■ GOAL OF THE EXERCISE
Go through the material and write it all out exactly, minus the pictures.

■ DATASET EXTRACT
────────────────────────────────────────

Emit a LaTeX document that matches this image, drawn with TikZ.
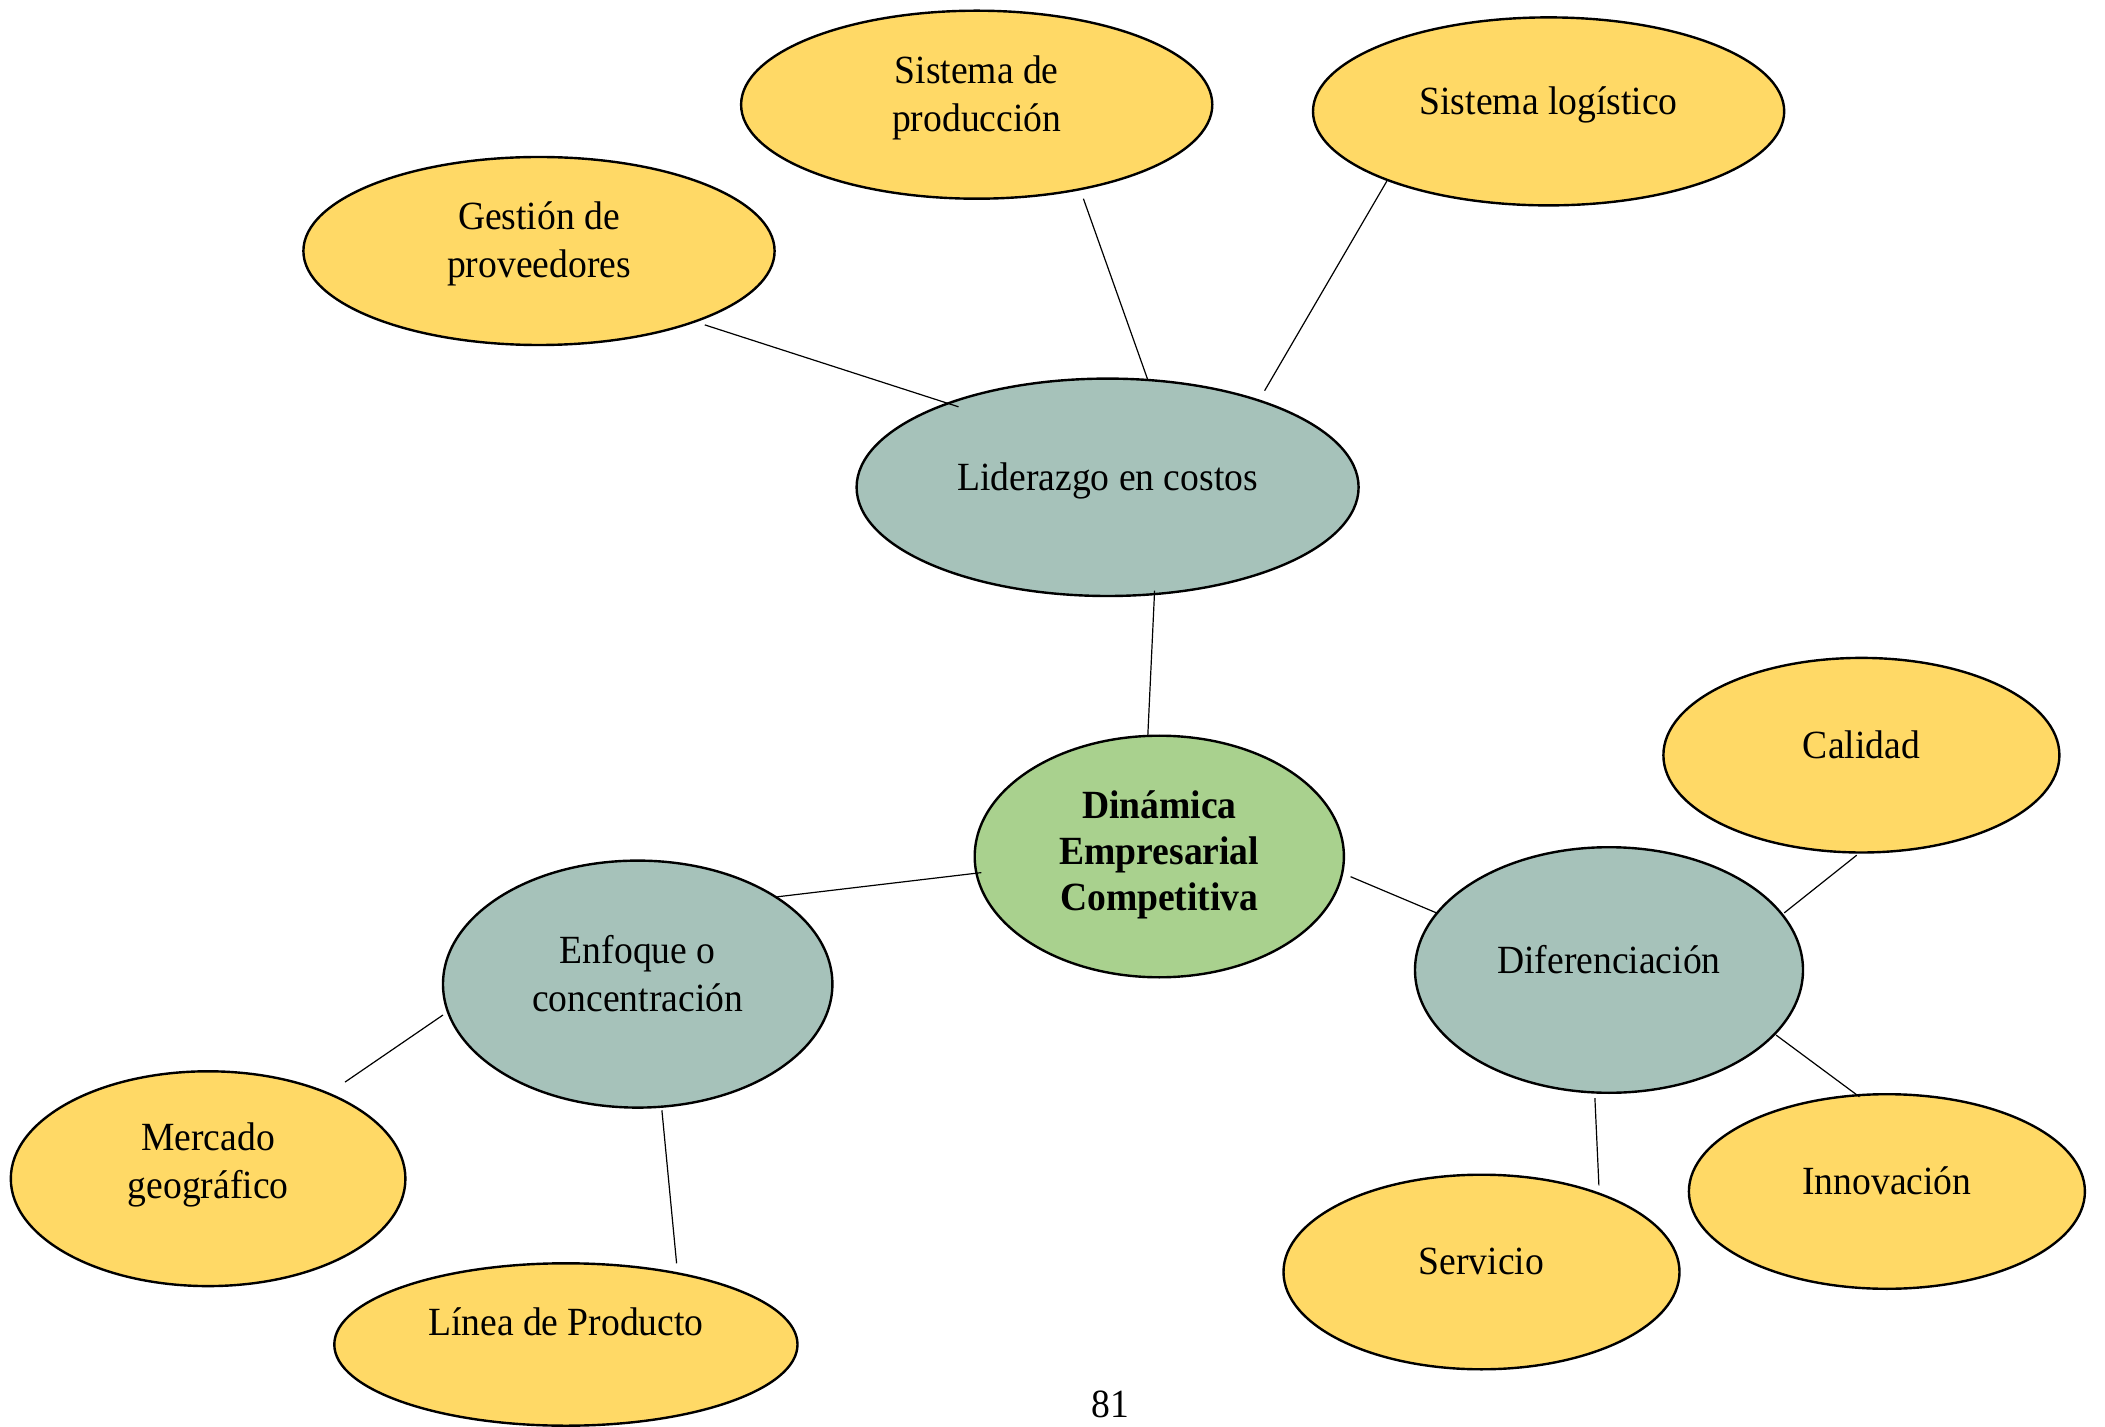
\documentclass[tikz,border=0pt]{standalone}
\usepackage{fontspec}
\setmainfont{Liberation Serif}[FakeStretch=0.94]
\usetikzlibrary{shapes.geometric}
\definecolor{leafyel}{HTML}{FFD966}
\definecolor{midgray}{HTML}{A6C2BA}
\definecolor{coregreen}{HTML}{A9D18E}
\begin{document}
\begin{tikzpicture}[x=0.5pt,y=-0.5pt,
  bubble/.style={ellipse,draw=black,line width=1.2pt,inner sep=0pt},
  leaf/.style={bubble,fill=leafyel},
  mid/.style={bubble,fill=midgray},
  core/.style={bubble,fill=coregreen},
  txt/.style={align=center,inner sep=0pt,font=\fontsize{20}{24}\selectfont},
  boldtxt/.style={align=center,inner sep=0pt,font=\fontsize{20}{23}\selectfont\bfseries},
  link/.style={draw=black,line width=0.6pt}]
\useasboundingbox (0,0) rectangle (2105,1427);
% nodes
\node[mid,minimum width=251pt,minimum height=108.7pt,
  label={[txt,yshift=3.4pt]center:Liderazgo en costos}] (lc) at (1107.6,487.3) {};
\node[leaf,minimum width=235.6pt,minimum height=94pt,
  label={[txt,yshift=3.4pt]center:{Gestión de\\proveedores}}] (gp) at (539.0,251.0) {};
\node[leaf,minimum width=235.6pt,minimum height=94pt,
  label={[txt,yshift=3.4pt]center:{Sistema de\\producción}}] (sp) at (976.7,104.7) {};
\node[leaf,minimum width=235.6pt,minimum height=94pt,
  label={[txt,yshift=3.4pt]center:Sistema logístico}] (sl) at (1548.6,111.4) {};
\node[core,minimum width=184.6pt,minimum height=120.8pt,
  label={[boldtxt,yshift=0.8pt]center:{Dinámica\\Empresarial\\Competitiva}}] (din) at (1159.3,856.5) {};
\node[mid,minimum width=194.7pt,minimum height=123.5pt,
  label={[txt,yshift=5.4pt]center:{Enfoque o\\concentración}}] (enf) at (637.7,984.1) {};
\node[mid,minimum width=194pt,minimum height=122.8pt,
  label={[txt,yshift=5.4pt]center:Diferenciación}] (dif) at (1609.0,970.0) {};
\node[leaf,minimum width=198pt,minimum height=97.3pt,
  label={[txt,yshift=5.4pt]center:Calidad}] (cal) at (1861.4,755.2) {};
\node[leaf,minimum width=198pt,minimum height=97.3pt,
  label={[txt,yshift=5.4pt]center:Innovación}] (inn) at (1886.9,1191.5) {};
\node[leaf,minimum width=198pt,minimum height=97.3pt,
  label={[txt,yshift=5.4pt]center:Servicio}] (ser) at (1481.5,1272.0) {};
\node[leaf,minimum width=197.3pt,minimum height=107.4pt,
  label={[txt,yshift=6.7pt]center:{Mercado\\geográfico}}] (mer) at (208.1,1178.7) {};
\node[leaf,minimum width=231.6pt,minimum height=81.2pt,
  label={[txt,yshift=11.4pt]center:Línea de Producto}] (lin) at (565.9,1344.5) {};
\node[txt] (pg) at (1110.3,1404.3) {81};
% connector ends
\coordinate (gpA) at (704.8,324.9);  \coordinate (gpB) at (958.5,406.8);
\coordinate (spA) at (1083.4,198.7); \coordinate (spB) at (1147.8,379.9);
\coordinate (slA) at (1386.8,181.2); \coordinate (slB) at (1264.6,390.7);
\coordinate (lcA) at (1154.6,590.7); \coordinate (lcB) at (1147.8,735.7);
\coordinate (enA) at (981.4,872.6);  \coordinate (enB) at (777.3,896.8);
\coordinate (dfA) at (1350.6,876.7); \coordinate (dfB) at (1436.5,912.9);
\coordinate (caA) at (1856.7,855.2); \coordinate (caB) at (1784.2,912.9);
\coordinate (inA) at (1776.1,1035.1);\coordinate (inB) at (1859.4,1096.8);
\coordinate (seA) at (1594.9,1098.2);\coordinate (seB) at (1598.9,1185.4);
\coordinate (meA) at (443.0,1015.0); \coordinate (meB) at (345.0,1082.1);
\coordinate (liA) at (661.9,1110.3); \coordinate (liB) at (676.6,1263.3);
% connectors
\draw[link] (gpA) -- (gpB);
\draw[link] (spA) -- (spB);
\draw[link] (slA) -- (slB);
\draw[link] (lcA) -- (lcB);
\draw[link] (enA) -- (enB);
\draw[link] (dfA) -- (dfB);
\draw[link] (caA) -- (caB);
\draw[link] (inA) -- (inB);
\draw[link] (seA) -- (seB);
\draw[link] (meA) -- (meB);
\draw[link] (liA) -- (liB);
\end{tikzpicture}
\end{document}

────────────────────────────────────────

■ TASK OUTPUT
Emit a LaTeX document that matches this image, drawn with TikZ.
\documentclass[tikz,border=0pt]{standalone}
\usepackage{fontspec}
\setmainfont{Liberation Serif}[FakeStretch=0.94]
\usetikzlibrary{shapes.geometric}
\definecolor{leafyel}{HTML}{FFD966}
\definecolor{midgray}{HTML}{A6C2BA}
\definecolor{coregreen}{HTML}{A9D18E}
\begin{document}
\begin{tikzpicture}[x=0.5pt,y=-0.5pt,
  bubble/.style={ellipse,draw=black,line width=1.2pt,inner sep=0pt},
  leaf/.style={bubble,fill=leafyel},
  mid/.style={bubble,fill=midgray},
  core/.style={bubble,fill=coregreen},
  txt/.style={align=center,inner sep=0pt,font=\fontsize{20}{24}\selectfont},
  boldtxt/.style={align=center,inner sep=0pt,font=\fontsize{20}{23}\selectfont\bfseries},
  link/.style={draw=black,line width=0.6pt}]
\useasboundingbox (0,0) rectangle (2105,1427);
% nodes
\node[mid,minimum width=251pt,minimum height=108.7pt,
  label={[txt,yshift=3.4pt]center:Liderazgo en costos}] (lc) at (1107.6,487.3) {};
\node[leaf,minimum width=235.6pt,minimum height=94pt,
  label={[txt,yshift=3.4pt]center:{Gestión de\\proveedores}}] (gp) at (539.0,251.0) {};
\node[leaf,minimum width=235.6pt,minimum height=94pt,
  label={[txt,yshift=3.4pt]center:{Sistema de\\producción}}] (sp) at (976.7,104.7) {};
\node[leaf,minimum width=235.6pt,minimum height=94pt,
  label={[txt,yshift=3.4pt]center:Sistema logístico}] (sl) at (1548.6,111.4) {};
\node[core,minimum width=184.6pt,minimum height=120.8pt,
  label={[boldtxt,yshift=0.8pt]center:{Dinámica\\Empresarial\\Competitiva}}] (din) at (1159.3,856.5) {};
\node[mid,minimum width=194.7pt,minimum height=123.5pt,
  label={[txt,yshift=5.4pt]center:{Enfoque o\\concentración}}] (enf) at (637.7,984.1) {};
\node[mid,minimum width=194pt,minimum height=122.8pt,
  label={[txt,yshift=5.4pt]center:Diferenciación}] (dif) at (1609.0,970.0) {};
\node[leaf,minimum width=198pt,minimum height=97.3pt,
  label={[txt,yshift=5.4pt]center:Calidad}] (cal) at (1861.4,755.2) {};
\node[leaf,minimum width=198pt,minimum height=97.3pt,
  label={[txt,yshift=5.4pt]center:Innovación}] (inn) at (1886.9,1191.5) {};
\node[leaf,minimum width=198pt,minimum height=97.3pt,
  label={[txt,yshift=5.4pt]center:Servicio}] (ser) at (1481.5,1272.0) {};
\node[leaf,minimum width=197.3pt,minimum height=107.4pt,
  label={[txt,yshift=6.7pt]center:{Mercado\\geográfico}}] (mer) at (208.1,1178.7) {};
\node[leaf,minimum width=231.6pt,minimum height=81.2pt,
  label={[txt,yshift=11.4pt]center:Línea de Producto}] (lin) at (565.9,1344.5) {};
\node[txt] (pg) at (1110.3,1404.3) {81};
% connector ends
\coordinate (gpA) at (704.8,324.9);  \coordinate (gpB) at (958.5,406.8);
\coordinate (spA) at (1083.4,198.7); \coordinate (spB) at (1147.8,379.9);
\coordinate (slA) at (1386.8,181.2); \coordinate (slB) at (1264.6,390.7);
\coordinate (lcA) at (1154.6,590.7); \coordinate (lcB) at (1147.8,735.7);
\coordinate (enA) at (981.4,872.6);  \coordinate (enB) at (777.3,896.8);
\coordinate (dfA) at (1350.6,876.7); \coordinate (dfB) at (1436.5,912.9);
\coordinate (caA) at (1856.7,855.2); \coordinate (caB) at (1784.2,912.9);
\coordinate (inA) at (1776.1,1035.1);\coordinate (inB) at (1859.4,1096.8);
\coordinate (seA) at (1594.9,1098.2);\coordinate (seB) at (1598.9,1185.4);
\coordinate (meA) at (443.0,1015.0); \coordinate (meB) at (345.0,1082.1);
\coordinate (liA) at (661.9,1110.3); \coordinate (liB) at (676.6,1263.3);
% connectors
\draw[link] (gpA) -- (gpB);
\draw[link] (spA) -- (spB);
\draw[link] (slA) -- (slB);
\draw[link] (lcA) -- (lcB);
\draw[link] (enA) -- (enB);
\draw[link] (dfA) -- (dfB);
\draw[link] (caA) -- (caB);
\draw[link] (inA) -- (inB);
\draw[link] (seA) -- (seB);
\draw[link] (meA) -- (meB);
\draw[link] (liA) -- (liB);
\end{tikzpicture}
\end{document}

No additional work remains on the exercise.